Member of the Maine Senate from the 15th district
- Incumbent
- Assumed office December 4, 2024
- Preceded by: Matthew Pouliot

Member of the Maine House of Representatives from the 61st district
- In office December 7, 2022 – December 4, 2024
- Preceded by: Heidi Brooks
- Succeeded by: Alicia Carol Collins

Member of the Maine House of Representatives from the 80th district
- In office December 7, 2016 – December 7, 2022
- Preceded by: Lori Fowle
- Succeeded by: Caldwell Jackson

Personal details
- Party: Republican
- Spouse: JoAnne
- Children: 3, including Amy Arata
- Education: Dartmouth College (BA)

= Richard Bradstreet =

American politician and businessman

Richard T. Bradstreet is an American politician and businessman serving as a member of the Maine House of Representatives from the 80th district.
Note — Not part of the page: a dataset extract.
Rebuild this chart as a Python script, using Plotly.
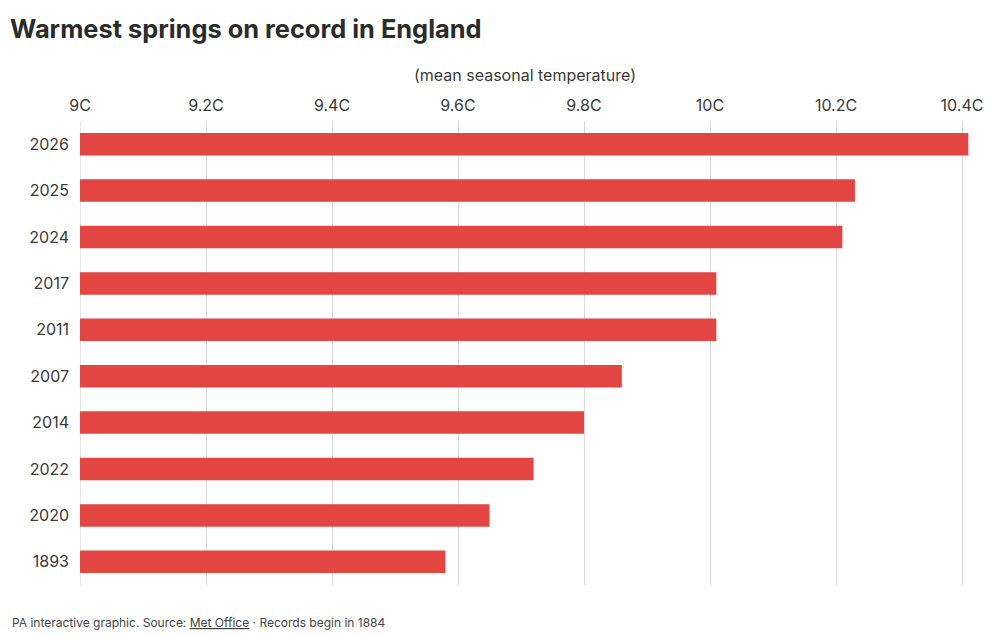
import plotly.graph_objects as go

years = ["2026", "2025", "2024", "2017", "2011", "2007", "2014", "2022", "2020", "1893"]
temps = [10.41, 10.23, 10.21, 10.01, 10.01, 9.86, 9.80, 9.72, 9.65, 9.58]
tick_vals = [9.0, 9.2, 9.4, 9.6, 9.8, 10.0, 10.2, 10.4]
tick_text = ["9C", "9.2C", "9.4C", "9.6C", "9.8C", "10C", "10.2C", "10.4C"]

FONT = "Inter, Roboto, sans-serif"

fig = go.Figure(go.Bar(
    x=temps, y=years, orientation="h",
    marker=dict(color="#e24542", line=dict(width=0)),
    hoverinfo="x+y",
))

fig.update_layout(
    width=1000, height=637,
    margin=dict(l=80, r=30, t=121, b=52),
    paper_bgcolor="white", plot_bgcolor="white",
    bargap=0.515,
    showlegend=False,
    font=dict(family=FONT, color="#333333"),
    title=dict(
        text="<b>Warmest springs on record in England</b>",
        x=0.01, xanchor="left", y=0.955, yanchor="middle",
        font=dict(size=25.4, family=FONT, color="#2b2b2b"),
    ),
    xaxis=dict(
        side="top",
        range=[9.0, 9.0 + 890 / 630],
        tickvals=tick_vals, ticktext=tick_text,
        tickfont=dict(size=16, color="#3a3a3a", family=FONT),
        showgrid=True, gridcolor="#d9d9d9", gridwidth=1,
        zeroline=False, showline=False, ticks="",
        ticklabelstandoff=6,
        title=dict(text="(mean seasonal temperature)", font=dict(size=16, color="#3a3a3a", family=FONT), standoff=9),
        fixedrange=True,
    ),
    yaxis=dict(
        categoryorder="array", categoryarray=years[::-1],
        tickfont=dict(size=16, color="#3a3a3a", family=FONT),
        showgrid=False, zeroline=False, ticks="",
        showline=False,
        ticklabelstandoff=10,
        fixedrange=True,
    ),
)

# baseline at 9C
fig.add_shape(type="line", xref="x", yref="paper", x0=9.0, x1=9.0, y0=0, y1=1,
              line=dict(color="#cfcfcf", width=1), layer="below")

plot_w = 1000 - 80 - 30
plot_h = 637 - 121 - 52
fig.add_annotation(
    text='PA interactive graphic. Source: <u>Met Office</u> · Records begin in 1884',
    xref="paper", yref="paper", x=(10 - 80) / plot_w, y=(637 - 52 - 622) / plot_h,
    xanchor="left", yanchor="middle",
    showarrow=False, font=dict(size=12, color="#444444", family=FONT),
)

fig.write_html("out.html")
He assumed office in 2016.

== Early life and education ==
Bradstreet is a native of Vassalboro, Maine. He earned a Bachelor of Arts degree in sociology from Dartmouth College in 1973.

== Career ==
From 1973 to 2015, Bradstreet was the owner and president of Bradstreet Homes. He was elected to the Maine House of Representatives in 2016. Since 2019, he has been the ranking member of the House Labor and Housing Committee.

== Personal life ==
Bradstreet and his wife, JoAnne, have three children. His daughter, Amy Arata, is also a member of the Maine House of Representatives.